Liverpool Sound and Vision Rating * * * *
Gravity will always do its best to keep us firmly in our place; its function is to stop reaching out beyond our sphere and arguably play with our hopes, our aspirations, gravity keeps us grounded; however gravity can also be fooled, it can be given dignity by those who find a way to harness its energy and who can teach it to sing with bright sedateness and not insignificant magnitude.
For Tom George, Gravity is a place rather than a sense or a grounding, it is an album in which respect comes across from the heart and yet it shares one key element with its universal big sister, it is a natural phenomenon, one that deserves the dignity and magnitude of its place in the world.
The album is gentle yet hard hitting, like a scene from a film set in the pioneering west, the beauty of the scenery, of the natural and the epic are all there, but they harbour in the bushes outrage, vastness and the enormity of the spirit that is needed to survive, to understand, to live. The pioneer is always the one that finds the way to express their thoughts and Tom George is a man of conviction, like all his opinion matters, he has just found a way to put them down with sweet resonance in his voice and the sentiment of the determination to get the message across with honour.
In songs such as Hobo Clown, Still Waters, Away From The Town, See The People, the eternally beautiful Don’t Hide Your Light and Lover’s On Fire, Tom George finds a place to offer solace, a sanctuary against the tide that gravity swells within.
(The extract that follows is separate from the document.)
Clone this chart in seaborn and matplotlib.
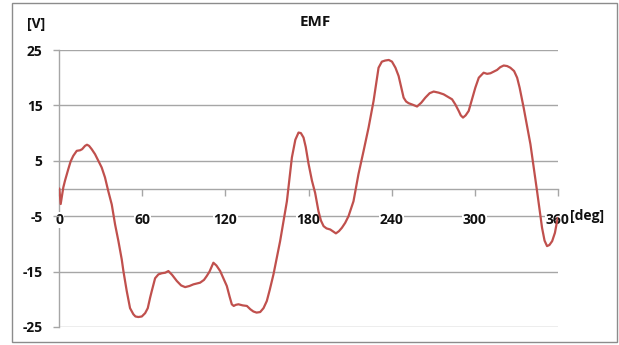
import matplotlib
matplotlib.use("Agg")
import matplotlib.pyplot as plt
import seaborn as sns
import pandas as pd
from matplotlib.patches import Rectangle

angle_deg = [0, 1, 1.7, 2.9, 4.1, 6.5, 8.2, 10.1, 12.6, 15, 16.5, 18.6, 20, 21.5, 23.4,
             25.8, 28.2, 30.6, 33, 35.4, 37.9, 40.3, 42.7, 45.1, 46.3, 48.7, 51.1, 53.5,
             55, 57.1, 59.6, 62, 63.9, 65.6, 66.8, 69.2, 71.6, 74, 76.5, 78.8, 81.5,
             84.9, 88, 90.9, 94, 96.9, 101.7, 104.5, 106.5, 108.5, 111.3, 113.5, 116.2,
             118.5, 121, 123, 124.6, 126, 127.5, 129.4, 132.5, 135.5, 138, 140.2, 142.5,
             145.1, 147.5, 149.9, 152, 154.7, 159.5, 164.4, 168, 170.5, 172.8, 174.5,
             176.4, 178, 180, 182.5, 184.8, 187.2, 189, 190.9, 193, 195.7, 199.8, 202,
             204.1, 206.5, 208.9, 212.5, 216.1, 219.8, 223.4, 227, 230.6, 233, 235.4,
             238, 240.3, 242.8, 245.1, 248.7, 250.5, 252.3, 255.5, 258.4, 261.5, 264.4,
             267.5, 270.4, 274, 277.6, 283.7, 286, 288.5, 290, 291.6, 293.5, 295.7, 298,
             300.5, 303, 306.5, 309, 311.4, 316.2, 318.5, 321, 323.5, 325.8, 328.5,
             330.7, 332.5, 335.4, 340.3, 345.1, 348.7, 350.5, 352.3, 354, 356, 358, 360]
emf_v = [0, -2.8, -1.7, 0.2, 1.4, 3.5, 4.9, 5.9, 6.8, 6.9, 7.1, 7.7, 7.9, 7.7, 7.1,
         6.2, 5.0, 3.8, 2.0, -0.5, -2.9, -6.5, -9.5, -12.8, -14.9, -18.5, -21.6, -22.7,
         -23.1, -23.2, -23.1, -22.5, -21.6, -19.7, -18.5, -16.2, -15.5, -15.3, -15.2,
         -14.9, -15.6, -16.7, -17.5, -17.8, -17.6, -17.3, -17.0, -16.5, -15.8, -15.0,
         -13.4, -13.9, -14.9, -16.2, -17.6, -19.5, -20.9, -21.2, -21.0, -20.9, -21.1,
         -21.2, -21.8, -22.2, -22.4, -22.3, -21.6, -20.3, -18.3, -15.5, -9.5, -2.3,
         5.6, 8.8, 10.1, 10.0, 9.2, 7.5, 4.5, 1.4, -0.8, -4.1, -5.8, -6.8, -7.2, -7.4,
         -8.1, -7.7, -7.1, -6.2, -5.0, -2.3, 2.6, 6.8, 11.0, 15.8, 21.8, 22.9, 23.1,
         23.2, 22.9, 21.8, 20.3, 16.4, 15.7, 15.4, 15.1, 14.8, 15.5, 16.4, 17.2, 17.5,
         17.3, 17.0, 16.1, 15.2, 14.0, 13.2, 12.8, 13.2, 14.0, 16.0, 18.2, 20.0, 20.9,
         20.7, 20.8, 21.4, 21.9, 22.2, 22.1, 21.8, 21.2, 20.0, 18.2, 14.6, 8.0, -0.5,
         -7.1, -9.4, -10.4, -10.2, -9.5, -8.0, -5.3]
x_ticks = [0, 60, 120, 180, 240, 300, 360]
y_ticks = [-25, -15, -5, 5, 15, 25]
title = "EMF"
y_unit = "[V]"
x_unit = "[deg]"

sns.set_theme(style="white")
plt.rcParams['font.family'] = ['Open Sans', 'DejaVu Sans']

W, H = 619, 345
fig = plt.figure(figsize=(W / 100, H / 100), dpi=100)
ax = fig.add_axes([59.3 / W, (H - 327) / H, 498.4 / W, 277 / H])

df = pd.DataFrame({"deg": angle_deg, "emf": emf_v})
sns.lineplot(data=df, x="deg", y="emf", ax=ax, color="#C0504D", linewidth=1.6,
             solid_joinstyle="round", solid_capstyle="round", zorder=4)

grid_c = "#A6A6A6"
ax.set_xlim(0, 360)
ax.set_ylim(-25, 25)
for yv in y_ticks:
    ax.axhline(yv, color=grid_c, linewidth=1.0, zorder=0)

for s in ["top", "right"]:
    ax.spines[s].set_visible(False)
ax.spines["left"].set_color(grid_c)
ax.spines["left"].set_linewidth(1.0)
ax.spines["left"].set_zorder(0.5)
ax.spines["bottom"].set_position(("data", 0))
ax.spines["bottom"].set_color(grid_c)
ax.spines["bottom"].set_linewidth(1.0)
ax.spines["bottom"].set_zorder(0.5)

fs = 10
ax.set_xticks(x_ticks)
ax.set_xticklabels([str(t) for t in x_ticks])
ax.set_yticks(y_ticks)
ax.set_yticklabels([str(t) for t in y_ticks])
ax.tick_params(axis="x", direction="out", length=5, width=1, color=grid_c, pad=12.5,
               labelsize=fs, labelcolor="#111111", bottom=True)
ax.tick_params(axis="y", direction="out", length=4, width=1, color=grid_c, pad=8,
               labelsize=fs, labelcolor="#111111", left=True)
for lab in ax.get_xticklabels() + ax.get_yticklabels():
    lab.set_fontweight("bold")
for lab in ax.get_xticklabels():
    lab.set_bbox(dict(facecolor="white", edgecolor="none", pad=0.5))
ax.set_xlabel("")
ax.set_ylabel("")

fig.text(570 / W, 1 - 216 / H, x_unit, ha="left", va="center", fontsize=fs,
         fontweight="bold", color="#111111")
fig.text(36 / W, 1 - 24 / H, y_unit, ha="center", va="center", fontsize=fs,
         fontweight="bold", color="#111111")
fig.text(315 / W, 1 - 22 / H, title, ha="center", va="center", fontsize=11,
         fontweight="bold", color="#111111")

fig.patches.append(Rectangle((12 / W, 3 / H), 605 / W, 339 / H, transform=fig.transFigure,
                             fill=False, edgecolor="#8C8C8C", linewidth=1.0))

fig.savefig("out.png", dpi=100)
Tom George does not offer a bolt hole to escape the ravages of the planet’s dysfunction but instead provides a more substantial shelter, a permanent reminder that asylum comes with a price, that you must at some point confront what ails you and the world that it surrounds.
A very beautiful album, a sense of absolute and belief strides through it, Gravity is serious, incredibly well presented and gentle where it needs to be.